Supporters of the bill of rights argue that Lapadre’s situation is an outlier.

In his case, the disciplinary panel relied on advice from its legal counsel to not recognize his criminal conviction because the department failed to submit evidence and a witness list at least 10 days before the hearing. A Superior Court judge later sided with the hearing panel.

In the end, the legal process worked because the Supreme Court eventually overturned the decision, according to Joseph Penza, who was Lapadre’s attorney and has represented officers in bill of rights cases for more than 40 years.


“Due process doesn’t happen overnight,” Penza said.

Penza maintains that the disciplinary panels are fair, and they occasionally hand out suspensions that are longer than what chiefs have requested. He called attempts to change the bill of rights a “complete overreaction.”

“I haven’t seen any situations where I’ve had a guy who is guilty as hell, and I’ve been able to pull the wool over their eyes,” Penza said.

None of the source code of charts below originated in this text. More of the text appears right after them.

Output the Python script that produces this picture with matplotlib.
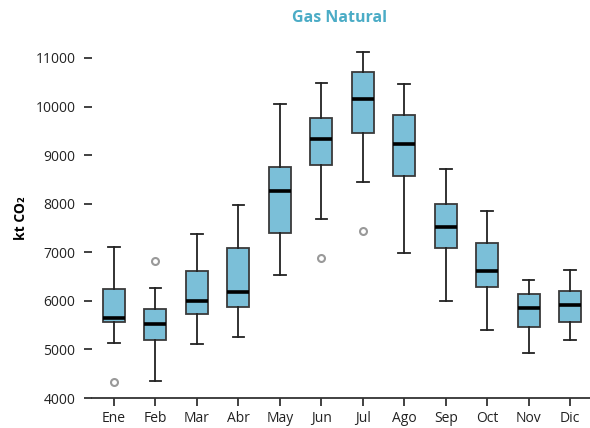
import matplotlib
matplotlib.use("Agg")
import matplotlib.pyplot as plt

months = ["Ene", "Feb", "Mar", "Abr", "May", "Jun", "Jul", "Ago", "Sep", "Oct", "Nov", "Dic"]
whisker_low = [5140, 4360, 5105, 5255, 6530, 7680, 8440, 6990, 6000, 5400, 4920, 5190]
q1 = [5570, 5190, 5740, 5875, 7400, 8800, 9460, 8560, 7080, 6280, 5460, 5570]
median = [5650, 5530, 6000, 6190, 8260, 9340, 10150, 9220, 7530, 6615, 5860, 5915]
q3 = [6250, 5830, 6615, 7080, 8760, 9760, 10720, 9830, 8000, 7185, 6140, 6205]
whisker_high = [7100, 6260, 7375, 7980, 10050, 10480, 11130, 10460, 8710, 7860, 6430, 6635]
outliers = [[4320], [6830], [], [], [], [6890], [7440], [], [], [], [], []]

plt.rcParams["font.family"] = ["Open Sans", "DejaVu Sans"]

stats = []
for i in range(len(months)):
	stats.append({
		"whislo": whisker_low[i], "q1": q1[i], "med": median[i],
		"q3": q3[i], "whishi": whisker_high[i], "fliers": outliers[i],
	})

fig = plt.figure(figsize=(5.9, 4.28), dpi=100)
ax = fig.add_axes([0.156, 0.070, 0.844, 0.84])

ax.bxp(stats, positions=range(1, 13), widths=0.53, capwidths=0.28, patch_artist=True,
	boxprops=dict(facecolor="#7bbfd8", edgecolor="#3a3a3a", linewidth=1.3),
	medianprops=dict(color="black", linewidth=2.6),
	whiskerprops=dict(color="#222222", linewidth=1.3),
	capprops=dict(color="#222222", linewidth=1.3),
	flierprops=dict(marker="o", markerfacecolor="none", markeredgecolor="#999999",
		markersize=5, markeredgewidth=1.5))

ax.set_xlim(0.47, 12.48)
ax.set_ylim(4000, 11400)
ax.set_yticks(range(4000, 12000, 1000))
ax.set_xticks(range(1, 13))
ax.set_xticklabels(months)
ax.tick_params(axis="both", labelsize=10, length=6, width=1.3, color="#333333", labelcolor="#222222")
ax.tick_params(axis="y", pad=6)
for side in ["top", "right", "left"]:
	ax.spines[side].set_visible(False)
ax.spines["bottom"].set_linewidth(1.3)
ax.spines["bottom"].set_color("#333333")

ax.set_ylabel("kt CO₂", fontsize=10, fontweight="bold", labelpad=5)
fig.text(0.576, 0.958, "Gas Natural", ha="center", va="center", color="#4bacc6",
	fontsize=11.5, fontweight="bold")

fig.savefig("out.png", dpi=100)
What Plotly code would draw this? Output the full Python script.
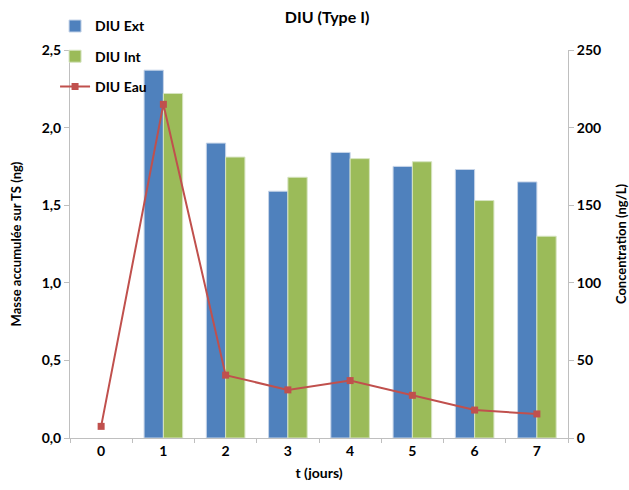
import plotly.graph_objects as go

days = ["0", "1", "2", "3", "4", "5", "6", "7"]
diu_ext = [None, 2.37, 1.90, 1.59, 1.84, 1.75, 1.73, 1.65]
diu_int = [None, 2.22, 1.81, 1.68, 1.80, 1.78, 1.53, 1.30]
diu_eau = [7.5, 215, 40.5, 31, 37, 27.5, 18, 15.5]

font_family = "Lato, 'Open Sans', sans-serif"

fig = go.Figure()
fig.add_trace(go.Bar(x=days, y=diu_ext, name="<b>DIU Ext</b>", legendgroup="a",
                     marker=dict(color="#4F81BD", line=dict(color="#C6D4E8", width=1))))
fig.add_trace(go.Bar(x=days, y=diu_int, name="<b>DIU Int</b>", legendgroup="b",
                     marker=dict(color="#9BBB59", line=dict(color="#D6E4C0", width=1))))
fig.add_trace(go.Scatter(x=days, y=diu_eau, name="<b>DIU Eau</b>", legendgroup="c", yaxis="y2",
                         mode="lines+markers",
                         line=dict(color="#C0504D", width=2),
                         marker=dict(symbol="square", size=7, color="#C0504D")))

fig.update_layout(
    width=629, height=490,
    margin=dict(l=70, r=61, t=50, b=52, autoexpand=False),
    paper_bgcolor="white", plot_bgcolor="white",
    separators=",.",
    font=dict(family=font_family, size=14, color="#000000"),
    title=dict(text="<b>DIU (Type I)</b>", x=0.52, xanchor="center", y=0.975, yanchor="top",
               font=dict(size=16)),
    barmode="group", bargap=0.38, bargroupgap=0,
    showlegend=True,
    legend=dict(x=-0.03, y=1.102, xanchor="left", yanchor="top",
                font=dict(size=14, family=font_family, color="#000"),
                traceorder="grouped", tracegroupgap=9, bgcolor="rgba(0,0,0,0)",
                itemwidth=30),
    xaxis=dict(type="category", showgrid=False, showline=True, linecolor="#BFBFBF",
               ticks="outside", ticklen=4, tickcolor="#BFBFBF", tickson="boundaries",
               tickfont=dict(size=14), automargin=False,
               title=dict(text="<b>t (jours)</b>", font=dict(size=14), standoff=10)),
    yaxis=dict(range=[0, 2.5], dtick=0.5, tickformat=".1f", showgrid=False, zeroline=False,
               showline=True, linecolor="#BFBFBF", ticks="outside", ticklen=5,
               tickcolor="#BFBFBF", tickfont=dict(size=14), automargin=False,
               title=dict(text="<b>Masse accumulée sur TS (ng)</b>", font=dict(size=13), standoff=17)),
    yaxis2=dict(range=[0, 250], dtick=50, overlaying="y", side="right", showgrid=False,
                zeroline=False, showline=True, linecolor="#BFBFBF", ticks="outside",
                ticklen=5, tickcolor="#BFBFBF", tickfont=dict(size=14), automargin=False,
                title=dict(text="<b>Concentration (ng/L)</b>", font=dict(size=13), standoff=18)),
)

fig.update_xaxes(tickprefix="<b>", ticksuffix="</b>")
fig.update_yaxes(tickprefix="<b>", ticksuffix="</b>")

fig.write_html("out.html", post_script="document.body.style.margin='0';",
               config={"displayModeBar": False})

But the momentum for change is building – in Rhode Island and around the country.

Last week, the Rhode Island Police Chiefs Association unveiled a list of 20 promises they are making to Rhode Island residents, which included acknowledging the realities of police brutality, and a commitment to working with the General Assembly to update the officers’ bill of rights.

Walker, the professor from Nebraska, said the Floyd case -- along with several other incidents that resulted in the death of unarmed Black people at the hands of police -- has touched a nerve with Americans, leading to widespread protests and calls for reform in police departments across the country.

While politicians have historically sided with police unions, he said “the events of the last month have significantly changed the political dynamic.”

“The opportunity is here for major league police reforms,” Walker said.